**Data excerpt:**
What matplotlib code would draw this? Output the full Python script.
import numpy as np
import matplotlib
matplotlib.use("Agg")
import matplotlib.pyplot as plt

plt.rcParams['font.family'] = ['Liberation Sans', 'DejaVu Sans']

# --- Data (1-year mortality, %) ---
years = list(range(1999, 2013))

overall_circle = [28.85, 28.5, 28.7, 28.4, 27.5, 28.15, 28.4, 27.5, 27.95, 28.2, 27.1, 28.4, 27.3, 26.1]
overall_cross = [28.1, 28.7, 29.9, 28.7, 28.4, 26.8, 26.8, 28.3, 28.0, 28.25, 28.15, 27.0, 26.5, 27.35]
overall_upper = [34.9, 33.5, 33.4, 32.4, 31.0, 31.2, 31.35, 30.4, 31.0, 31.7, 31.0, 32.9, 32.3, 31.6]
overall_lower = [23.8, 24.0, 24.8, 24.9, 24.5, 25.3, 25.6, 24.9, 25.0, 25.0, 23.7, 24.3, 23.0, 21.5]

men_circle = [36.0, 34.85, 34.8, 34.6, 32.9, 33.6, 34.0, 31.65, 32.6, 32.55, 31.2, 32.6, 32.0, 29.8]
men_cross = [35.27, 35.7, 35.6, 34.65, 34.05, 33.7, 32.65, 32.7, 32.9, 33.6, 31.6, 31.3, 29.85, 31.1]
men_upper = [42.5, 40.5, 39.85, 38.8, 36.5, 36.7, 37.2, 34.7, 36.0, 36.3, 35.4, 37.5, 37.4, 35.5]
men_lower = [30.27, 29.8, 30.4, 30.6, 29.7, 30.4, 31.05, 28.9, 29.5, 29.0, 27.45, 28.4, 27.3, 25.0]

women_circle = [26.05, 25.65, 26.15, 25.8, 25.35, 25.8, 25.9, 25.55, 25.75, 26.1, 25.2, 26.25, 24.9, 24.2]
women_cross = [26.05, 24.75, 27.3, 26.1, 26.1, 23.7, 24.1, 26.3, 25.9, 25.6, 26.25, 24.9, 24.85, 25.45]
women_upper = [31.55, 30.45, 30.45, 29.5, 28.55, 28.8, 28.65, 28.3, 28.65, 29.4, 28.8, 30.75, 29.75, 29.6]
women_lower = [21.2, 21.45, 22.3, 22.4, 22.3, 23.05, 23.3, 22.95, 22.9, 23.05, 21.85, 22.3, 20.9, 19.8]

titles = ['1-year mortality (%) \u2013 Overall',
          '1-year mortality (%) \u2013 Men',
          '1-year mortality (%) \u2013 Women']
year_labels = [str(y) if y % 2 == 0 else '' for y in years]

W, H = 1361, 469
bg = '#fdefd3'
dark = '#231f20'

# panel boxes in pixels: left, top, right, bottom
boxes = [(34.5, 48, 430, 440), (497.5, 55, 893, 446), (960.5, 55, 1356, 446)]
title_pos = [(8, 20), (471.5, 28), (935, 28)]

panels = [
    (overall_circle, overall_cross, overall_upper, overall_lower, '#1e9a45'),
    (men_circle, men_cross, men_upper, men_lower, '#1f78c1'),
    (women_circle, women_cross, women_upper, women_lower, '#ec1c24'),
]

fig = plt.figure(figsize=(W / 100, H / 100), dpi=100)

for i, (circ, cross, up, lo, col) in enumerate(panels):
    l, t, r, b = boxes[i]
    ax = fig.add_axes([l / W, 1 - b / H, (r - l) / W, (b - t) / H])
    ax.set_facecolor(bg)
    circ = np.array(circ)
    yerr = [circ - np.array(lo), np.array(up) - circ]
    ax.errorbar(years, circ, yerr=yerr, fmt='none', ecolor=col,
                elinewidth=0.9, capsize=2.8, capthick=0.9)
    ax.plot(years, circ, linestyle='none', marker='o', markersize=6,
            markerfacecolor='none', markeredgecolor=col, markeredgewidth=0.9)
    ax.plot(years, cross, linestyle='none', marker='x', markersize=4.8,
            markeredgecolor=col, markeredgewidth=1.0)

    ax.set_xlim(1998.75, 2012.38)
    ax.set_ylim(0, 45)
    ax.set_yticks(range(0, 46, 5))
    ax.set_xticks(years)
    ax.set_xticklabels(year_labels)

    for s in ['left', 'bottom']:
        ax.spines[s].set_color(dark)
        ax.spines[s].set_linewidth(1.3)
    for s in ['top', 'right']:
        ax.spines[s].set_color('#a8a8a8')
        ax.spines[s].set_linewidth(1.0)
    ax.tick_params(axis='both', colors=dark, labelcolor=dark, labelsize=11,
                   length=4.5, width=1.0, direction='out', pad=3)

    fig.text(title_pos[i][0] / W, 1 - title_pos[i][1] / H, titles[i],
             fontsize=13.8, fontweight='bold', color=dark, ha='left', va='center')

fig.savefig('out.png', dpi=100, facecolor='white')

**Your task:** Print, unaltered, every line from the beginning of the material down to the line with "title_pos = [(8, 20), (471.5, 28), (935, 28)]".

**The solution:**
What matplotlib code would draw this? Output the full Python script.
import numpy as np
import matplotlib
matplotlib.use("Agg")
import matplotlib.pyplot as plt

plt.rcParams['font.family'] = ['Liberation Sans', 'DejaVu Sans']

# --- Data (1-year mortality, %) ---
years = list(range(1999, 2013))

overall_circle = [28.85, 28.5, 28.7, 28.4, 27.5, 28.15, 28.4, 27.5, 27.95, 28.2, 27.1, 28.4, 27.3, 26.1]
overall_cross = [28.1, 28.7, 29.9, 28.7, 28.4, 26.8, 26.8, 28.3, 28.0, 28.25, 28.15, 27.0, 26.5, 27.35]
overall_upper = [34.9, 33.5, 33.4, 32.4, 31.0, 31.2, 31.35, 30.4, 31.0, 31.7, 31.0, 32.9, 32.3, 31.6]
overall_lower = [23.8, 24.0, 24.8, 24.9, 24.5, 25.3, 25.6, 24.9, 25.0, 25.0, 23.7, 24.3, 23.0, 21.5]

men_circle = [36.0, 34.85, 34.8, 34.6, 32.9, 33.6, 34.0, 31.65, 32.6, 32.55, 31.2, 32.6, 32.0, 29.8]
men_cross = [35.27, 35.7, 35.6, 34.65, 34.05, 33.7, 32.65, 32.7, 32.9, 33.6, 31.6, 31.3, 29.85, 31.1]
men_upper = [42.5, 40.5, 39.85, 38.8, 36.5, 36.7, 37.2, 34.7, 36.0, 36.3, 35.4, 37.5, 37.4, 35.5]
men_lower = [30.27, 29.8, 30.4, 30.6, 29.7, 30.4, 31.05, 28.9, 29.5, 29.0, 27.45, 28.4, 27.3, 25.0]

women_circle = [26.05, 25.65, 26.15, 25.8, 25.35, 25.8, 25.9, 25.55, 25.75, 26.1, 25.2, 26.25, 24.9, 24.2]
women_cross = [26.05, 24.75, 27.3, 26.1, 26.1, 23.7, 24.1, 26.3, 25.9, 25.6, 26.25, 24.9, 24.85, 25.45]
women_upper = [31.55, 30.45, 30.45, 29.5, 28.55, 28.8, 28.65, 28.3, 28.65, 29.4, 28.8, 30.75, 29.75, 29.6]
women_lower = [21.2, 21.45, 22.3, 22.4, 22.3, 23.05, 23.3, 22.95, 22.9, 23.05, 21.85, 22.3, 20.9, 19.8]

titles = ['1-year mortality (%) \u2013 Overall',
          '1-year mortality (%) \u2013 Men',
          '1-year mortality (%) \u2013 Women']
year_labels = [str(y) if y % 2 == 0 else '' for y in years]

W, H = 1361, 469
bg = '#fdefd3'
dark = '#231f20'

# panel boxes in pixels: left, top, right, bottom
boxes = [(34.5, 48, 430, 440), (497.5, 55, 893, 446), (960.5, 55, 1356, 446)]
title_pos = [(8, 20), (471.5, 28), (935, 28)]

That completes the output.